I admit to some personal perplexity about pumpkin seeds. I remember them as a child, in a red box with the picture on the front of a Native American chief in a full headdress. They were salty. In fact, a thick white crust of salt on each concealed a barely perceptible seed. They seemed the exact opposite of candy. Indian brand pumpkin seeds are still available online today, a full 50 years after they were introduced. At natural food stores I’ve purchased what is labeled “pepitas” and used them to make tasty Mexican sauces. They were green, had no shell and were not salty at all. And I’ve peered into and scraped clean many a pumpkin and found that the seeds within are white and somewhat woody.
Will the real pumpkin seed please stand up?
Cucurbita (kew-CUR-bit-a), the genus including pumpkin, squash and gourds, is native to the Americas where it has been cultivated for 9,000 years. A tropical annual vine, it is related to the cucumber known to the Romans and the Greeks, who called them “pepon,” which means melon in Greek. The word became “pompon” in French and later “pumpion” to the British. American colonists gave the current usage of the word.
There are 650 varieties of Cucurbita, with about 25 species in cultivation today. The largest fruits in the entire plant kingdom, C.maxima can reach contest-winning weights of more than 800 pounds; C. moschata is the sweetest-flavored species; but C. pepo, with its hard, ridged peduncle, or stem, is the orange field pumpkin that most of us will be carving this week.
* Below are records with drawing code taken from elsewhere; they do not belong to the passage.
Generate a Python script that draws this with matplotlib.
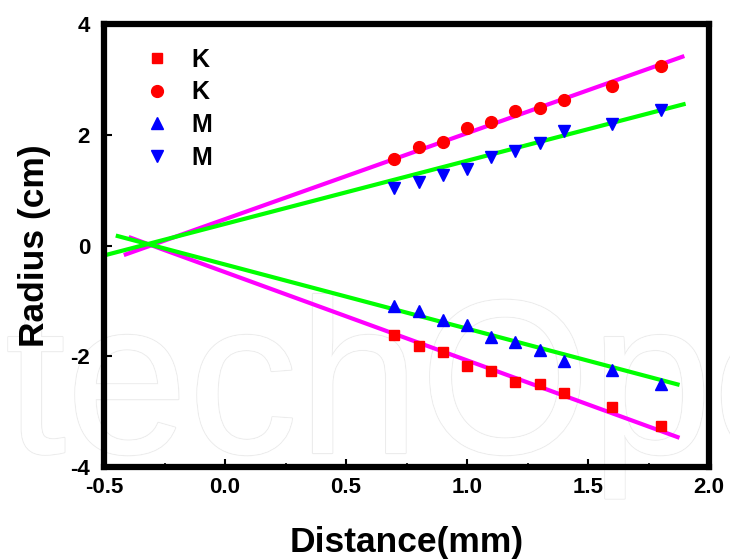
import matplotlib
matplotlib.use("Agg")
import matplotlib.pyplot as plt
import matplotlib.patheffects as pe
import numpy as np

plt.rcParams['font.family'] = ['Liberation Sans', 'DejaVu Sans']

# Data
x = [0.7, 0.8, 0.9, 1.0, 1.1, 1.2, 1.3, 1.4, 1.6, 1.8]
k_square = [-1.62, -1.82, -1.92, -2.17, -2.27, -2.47, -2.51, -2.67, -2.92, -3.26]
k_circle = [1.56, 1.78, 1.87, 2.13, 2.23, 2.42, 2.48, 2.63, 2.88, 3.24]
m_up = [-1.09, -1.19, -1.34, -1.44, -1.65, -1.74, -1.89, -2.09, -2.24, -2.50]
m_down = [1.03, 1.14, 1.28, 1.38, 1.59, 1.70, 1.85, 2.06, 2.20, 2.45]

# Fitted lines: (slope, intercept, x start, x end)
fit_k_up = (1.552, 0.476, -0.41, 1.89)
fit_m_up = (1.14, 0.39, -0.50, 1.895)
fit_m_low = (-1.158, -0.343, -0.443, 1.87)
fit_k_low = (-1.593, -0.481, -0.39, 1.87)

xticks = [-0.5, 0.0, 0.5, 1.0, 1.5, 2.0]
yticks = [-4, -2, 0, 2, 4]

fig = plt.figure(figsize=(7.30, 5.59), dpi=100)
ax = fig.add_axes([104/730, 1-467/559, (709-104)/730, (467-24)/559])
ax.patch.set_alpha(0)

# watermark
fig.text(-178/730, 1-453/559, "IntechOpen", fontsize=158, color='white',
         zorder=-5, va='baseline', ha='left',
         path_effects=[pe.withStroke(linewidth=1.6, foreground='#ececec'),
                       pe.Normal()])

def draw_fit(p, color):
    s, b, x0, x1 = p
    xs = np.array([x0, x1])
    ax.plot(xs, s*xs + b, color=color, lw=3, zorder=2)

draw_fit(fit_k_up, '#ff00ff')
draw_fit(fit_k_low, '#ff00ff')
draw_fit(fit_m_up, '#00ff00')
draw_fit(fit_m_low, '#00ff00')

ax.plot(x, k_square, 's', color='#ff0000', ms=7.5, ls='none', label='K', zorder=3)
ax.plot(x, k_circle, 'o', color='#ff0000', ms=8.5, ls='none', label='K', zorder=3)
ax.plot(x, m_up, '^', color='#0000ff', ms=9, ls='none', label='M', zorder=3)
ax.plot(x, m_down, 'v', color='#0000ff', ms=9, ls='none', label='M', zorder=3)

ax.set_xlim(-0.5, 2.0)
ax.set_ylim(-4, 4)
ax.set_xticks(xticks)
ax.set_yticks(yticks)
ax.set_xticklabels([f"{v:.1f}" for v in xticks])
ax.set_yticklabels([f"{v:d}" for v in yticks])
ax.set_xticks(np.arange(-0.5, 2.01, 0.25), minor=True)
ax.tick_params(which='major', direction='in', length=6, width=1.5,
               labelsize=16)
ax.tick_params(axis='x', which='major', pad=7.5)
ax.tick_params(axis='y', which='major', pad=10)
ax.tick_params(which='minor', direction='in', length=3, width=1.2)
for lab in ax.get_xticklabels() + ax.get_yticklabels():
    lab.set_fontweight('bold')

for sp in ax.spines.values():
    sp.set_linewidth(4.5)

ax.set_xlabel("Distance(mm)", fontsize=25.5, fontweight='bold', labelpad=20)
ax.set_ylabel("Radius (cm)", fontsize=25.5, fontweight='bold', labelpad=14)

leg = ax.legend(loc='upper left', bbox_to_anchor=(0.047, 0.975), frameon=False,
                prop={'weight': 'bold', 'size': 18}, handlelength=1.0,
                handletextpad=0.86, labelspacing=0.35, borderpad=0)

fig.savefig("out.png", dpi=100)
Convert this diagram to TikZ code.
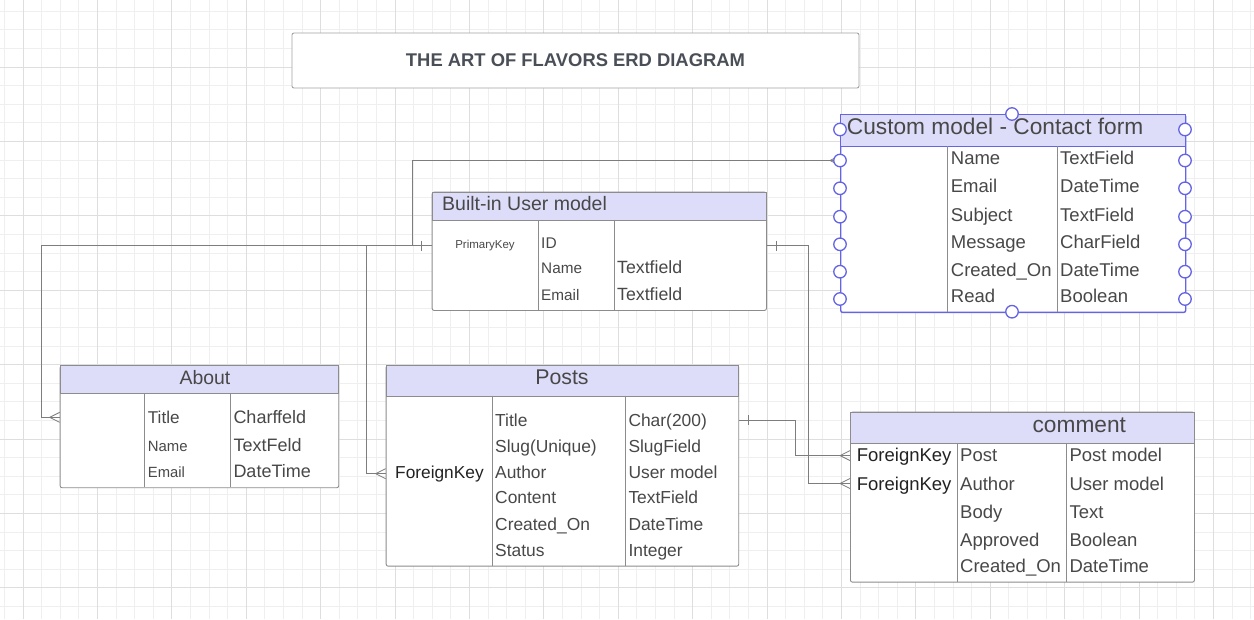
\documentclass[tikz,border=0pt]{standalone}
\usepackage{fontspec}
\setmainfont{Liberation Sans}
\usetikzlibrary{calc}
\definecolor{gridminor}{RGB}{239,239,239}
\definecolor{gridmajor}{RGB}{222,222,222}
\definecolor{hdrfill}{RGB}{221,221,250}
\definecolor{tborder}{RGB}{140,140,140}
\definecolor{txt}{RGB}{72,72,72}
\definecolor{txtdark}{RGB}{34,34,34}
\definecolor{blueline}{RGB}{100,100,228}
\definecolor{connc}{RGB}{125,125,125}
\definecolor{titletxt}{RGB}{74,79,87}
\newcommand\fs[1]{\fontsize{#1}{#1}\selectfont}
\tikzset{
  tbl/.style={draw=tborder, line width=0.9pt, fill=white, rounded corners=2pt, anchor=north west, inner sep=0pt},
  hdr/.style={draw=tborder, line width=0.9pt, fill=hdrfill, anchor=north west, inner sep=0pt},
  tline/.style={draw=tborder, line width=0.9pt},
  cell/.style={anchor=mid west, inner sep=0pt, text=txt, yshift=-2.5pt},
  hdcell/.style={anchor=mid west, inner sep=0pt, text=txt, yshift=-4pt},
  fkcell/.style={anchor=mid west, inner sep=0pt, text=txtdark, yshift=-2.5pt},
  hcell/.style={anchor=mid, inner sep=0pt, text=txt, yshift=-4pt},
  conn/.style={draw=connc, line width=0.8pt},
  port/.style={circle, draw=blueline, fill=white, line width=1.3pt, minimum size=12.5pt, inner sep=0pt},
  crow/.pic={\draw[conn] (-10,0) -- (0,-5) (-10,0) -- (0,5);},
  onebar/.pic={\draw[conn] (0,-5) -- (0,5);}
}
\begin{document}
\begin{tikzpicture}[x=1pt,y=-1pt]
\useasboundingbox (0,0) rectangle (1254,619);
\fill[white] (0,0) rectangle (1254,619);
% grid
\foreach \i in {0,...,67} \draw[gridminor, line width=0.8pt] ({4.4+18.6*\i},0) -- ({4.4+18.6*\i},619);
\foreach \i in {0,...,32} \draw[gridminor, line width=0.8pt] (0,{11.2+18.6*\i}) -- (1254,{11.2+18.6*\i});
\foreach \i in {0,...,16} \draw[gridmajor, line width=0.8pt] ({23+74.4*\i},0) -- ({23+74.4*\i},619);
\foreach \i in {0,...,7} \draw[gridmajor, line width=0.8pt] (0,{67+74.4*\i}) -- (1254,{67+74.4*\i});

% title
\node[draw=tborder!80, line width=0.9pt, fill=white, rounded corners=2pt, minimum width=567pt, minimum height=55pt, inner sep=0pt, text=titletxt, font=\bfseries\fs{18.4}] (title) at (575.5,60.5) {THE ART OF FLAVORS ERD DIAGRAM};

% ===== Built-in User model =====
\node[tbl, minimum width=334.3pt, minimum height=118.3pt] (user) at (431.7,191.7) {};
\node[hdr, minimum width=334.3pt, minimum height=28.3pt] (userh) at (431.7,191.7) {};
\draw[tline] (538.3,220) -- (538.3,310);
\draw[tline] (614.7,220) -- (614.7,310);
\node[hdcell, font=\fs{19.5}] (userhead) at (442,203.7) {Built-in User model};
\node[cell, anchor=mid, font=\fs{11.5}] (pk) at (485,243.5) {PrimaryKey};
\node[cell, font=\fs{15.5}] (uid) at (541,243.5) {ID};
\node[cell, font=\fs{15.3}] (uname) at (541,268.3) {Name};
\node[cell, font=\fs{15.3}] (uemail) at (541,295) {Email};
\node[cell, font=\fs{17.7}] (unamet) at (617,268.3) {Textfield};
\node[cell, font=\fs{17.7}] (uemailt) at (617,295) {Textfield};

% ===== About =====
\node[tbl, minimum width=278.6pt, minimum height=122pt] (about) at (59.7,365.3) {};
\node[hdr, minimum width=278.6pt, minimum height=28pt] (abouth) at (59.7,365.3) {};
\draw[tline] (144.3,393.3) -- (144.3,487.3);
\draw[tline] (230.7,393.3) -- (230.7,487.3);
\node[hcell, font=\fs{19.4}] (abouthead) at (205,377.7) {About};
\node[cell, font=\fs{17.1}] (atitle) at (147.7,418.3) {Title};
\node[cell, font=\fs{14.9}] (aname) at (147.7,446) {Name};
\node[cell, font=\fs{14.8}] (aemail) at (147.7,472.7) {Email};
\node[cell, font=\fs{18}] (atitlet) at (233.3,418.3) {Charffeld};
\node[cell, font=\fs{18}] (anamet) at (233.3,446) {TextFeld};
\node[cell, font=\fs{18}] (aemailt) at (233.3,472.7) {DateTime};

% ===== Posts =====
\node[tbl, minimum width=352.6pt, minimum height=200.7pt] (posts) at (385.7,365) {};
\node[hdr, minimum width=352.6pt, minimum height=30.7pt] (postsh) at (385.7,365) {};
\draw[tline] (492.3,395.7) -- (492.3,565.7);
\draw[tline] (625.7,395.7) -- (625.7,565.7);
\node[hcell, font=\fs{21.3}] (postshead) at (562,378.3) {Posts};
\node[fkcell, font=\fs{17.3}] (pfk) at (395,473) {ForeignKey};
\node[cell, font=\fs{17.4}] (ptitle) at (495,421) {Title};
\node[cell, font=\fs{17.4}] (pslug) at (495,447) {Slug(Unique)};
\node[cell, font=\fs{17.4}] (pauthor) at (495,473) {Author};
\node[cell, font=\fs{17.4}] (pcontent) at (495,498.3) {Content};
\node[cell, font=\fs{17.4}] (pcreated) at (495,525) {Created\_On};
\node[cell, font=\fs{17.4}] (pstatus) at (495,551) {Status};
\node[cell, font=\fs{17.4}] (ptitlet) at (628.3,421) {Char(200)};
\node[cell, font=\fs{17.4}] (pslugt) at (628.3,447) {SlugField};
\node[cell, font=\fs{17.4}] (pauthort) at (628.3,473) {User model};
\node[cell, font=\fs{17.4}] (pcontentt) at (628.3,498.3) {TextField};
\node[cell, font=\fs{17.4}] (pcreatedt) at (628.3,525) {DateTime};
\node[cell, font=\fs{17.4}] (pstatust) at (628.3,551) {Integer};

% ===== comment =====
\node[tbl, minimum width=344pt, minimum height=170pt] (comment) at (850,411.7) {};
\node[hdr, minimum width=344pt, minimum height=31.6pt] (commenth) at (850,411.7) {};
\draw[tline] (957.3,443.3) -- (957.3,581.7);
\draw[tline] (1066.7,443.3) -- (1066.7,581.7);
\node[hcell, font=\fs{22.7}] (commenthead) at (1079.3,426) {comment};
\node[fkcell, font=\fs{18.5}] (cfk1) at (856.7,456.7) {ForeignKey};
\node[fkcell, font=\fs{18.5}] (cfk2) at (856.7,485) {ForeignKey};
\node[cell, font=\fs{18.5}] (cpost) at (960,456.7) {Post};
\node[cell, font=\fs{18.5}] (cauthor) at (960,485) {Author};
\node[cell, font=\fs{18.5}] (cbody) at (960,513.3) {Body};
\node[cell, font=\fs{18.5}] (capproved) at (960,541) {Approved};
\node[cell, font=\fs{18.5}] (ccreated) at (960,567.7) {Created\_On};
\node[cell, font=\fs{18.5}] (cpostt) at (1069.3,456.7) {Post model};
\node[cell, font=\fs{18.5}] (cauthort) at (1069.3,485) {User model};
\node[cell, font=\fs{18.5}] (cbodyt) at (1069.3,513.3) {Text};
\node[cell, font=\fs{18.5}] (capprovedt) at (1069.3,541) {Boolean};
\node[cell, font=\fs{18.5}] (ccreatedt) at (1069.3,567.7) {DateTime};

% ===== connectors =====
\coordinate (ua) at (user.west |- pk);
\coordinate (ue) at (user.east |- pk);
\coordinate (ab) at (about.west |- atitle);
\coordinate (pf) at (posts.west |- pfk);
\coordinate (pe) at (posts.east |- ptitle);
\coordinate (cp) at (comment.west |- cpost);
\coordinate (ca) at (comment.west |- cauthor);
\coordinate (cl1) at (840,160.5);
\draw[conn] (ua) -- ++(-390.7,0) |- (ab);
\draw[conn] (ua) -- ++(-65,0) |- (pf);
\draw[conn] (ua) -- ++(-19,0) |- (cl1);
\draw[conn] (ue) -- ++(41.7,0) |- (ca);
\draw[conn] (pe) -- ++(55.7,0) |- (cp);
\pic at ($(ua)+(-10,0)$) {onebar};
\pic at ($(ue)+(9.7,0)$) {onebar};
\pic at ($(pe)+(9.4,0)$) {onebar};
\pic at (ab) {crow};
\pic at (pf) {crow};
\pic at (cp) {crow};
\pic at (ca) {crow};
\pic at (cl1) {crow};

% ===== Custom model - Contact form =====
\node[tbl, draw=blueline, line width=1.4pt, minimum width=345pt, minimum height=197.7pt] (contact) at (840,114) {};
\node[hdr, draw=blueline, line width=1.4pt, minimum width=345pt, minimum height=32pt] (contacth) at (840,114) {};
\draw[tline] (947.7,146) -- (947.7,311.7);
\draw[tline] (1057.3,146) -- (1057.3,311.7);
\node[hdcell, font=\fs{22.7}] (contacthead) at (846.7,128.3) {Custom model - Contact form};
\node[cell, font=\fs{18.5}] (cfname) at (950.7,159.3) {Name};
\node[cell, font=\fs{18.5}] (cfemail) at (950.7,187.7) {Email};
\node[cell, font=\fs{18.5}] (cfsubject) at (950.7,216) {Subject};
\node[cell, font=\fs{18.5}] (cfmessage) at (950.7,243.7) {Message};
\node[cell, font=\fs{18.5}] (cfcreated) at (950.7,271) {Created\_On};
\node[cell, font=\fs{18.5}] (cfread) at (950.7,297) {Read};
\node[cell, font=\fs{18.5}] (cfnamet) at (1060,159.3) {TextField};
\node[cell, font=\fs{18.5}] (cfemailt) at (1060,187.7) {DateTime};
\node[cell, font=\fs{18.5}] (cfsubjectt) at (1060,216) {TextField};
\node[cell, font=\fs{18.5}] (cfmessaget) at (1060,243.7) {CharField};
\node[cell, font=\fs{18.5}] (cfcreatedt) at (1060,271) {DateTime};
\node[cell, font=\fs{18.5}] (cfreadt) at (1060,297) {Boolean};
\foreach \y [count=\k from 0] in {129.5,160.5,188.3,216.7,244.3,271.7,299} {
  \node[port] (pl\k) at (840,\y) {};
  \node[port] (pr\k) at (1185,\y) {};
}
\node[port] (ptop) at (1012,114) {};
\node[port] (pbot) at (1012,311.7) {};
\end{tikzpicture}
\end{document}
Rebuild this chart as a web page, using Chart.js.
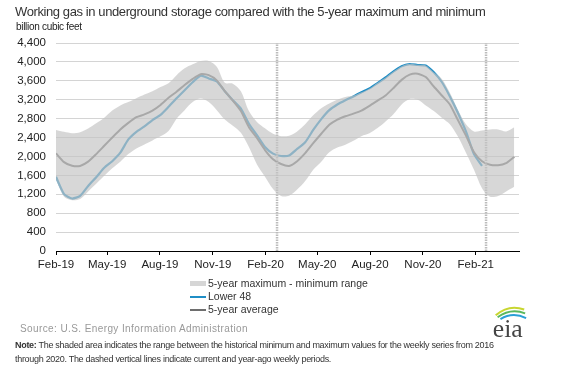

The tradition of the jack-o’-lantern is rooted in a Celtic past 2,500 years old. Oct. 31 was feted as the last day of summer before the feast of Samain on Nov. 1. All fires were extinguished across the land to represent the end of sun-filled days. In the darkness, Druids performed a ceremony to reignite the sacred fire and gave some coals to the head of each household, who carried them away in a carved-out turnip or potato, dispelling evil spirits. These vegetable lanterns spawned the legend of Stingy Jack, who made a deal with the devil that backfired to keep him wandering the earth with his burning coal in a carved-out turnip. Irish immigrants to America in the mid-1800s found the hollow pumpkins much easier to carve and decorate than turnips and rutabagas, and our current American tradition evolved.
Pumpkin seeds can be cleaned and roasted in a moderate oven for immediate gratification after the carving task is completed. The white outer shell that covers the pumpkin seed kernel is more digestible if it is cooked in salt water to soften it. If you have the patience, the seeds can be cracked to reveal the kernels, plump and green within.
Certain varieties of pumpkin produce seeds of particular merit. Styrian oil pumpkins are grown in southeastern Austria specifically for their seeds, which have no shell. The shiny, dark green seeds are harvested by hand, dried and then roasted before they are pressed to yield extremely rich, black oil that is good in salad dressings.
There are several ways to prepare the pumpkin seeds for snacking. Scoop out the seeds and rinse in a colander to remove the stringy pulp. Pat the seeds dry with paper towels before roasting. They can be parboiled in salted water or roasted just as they are. They can also be dried in a food dehydrator or left in an oven with the pilot light on for 24 hours until crisp.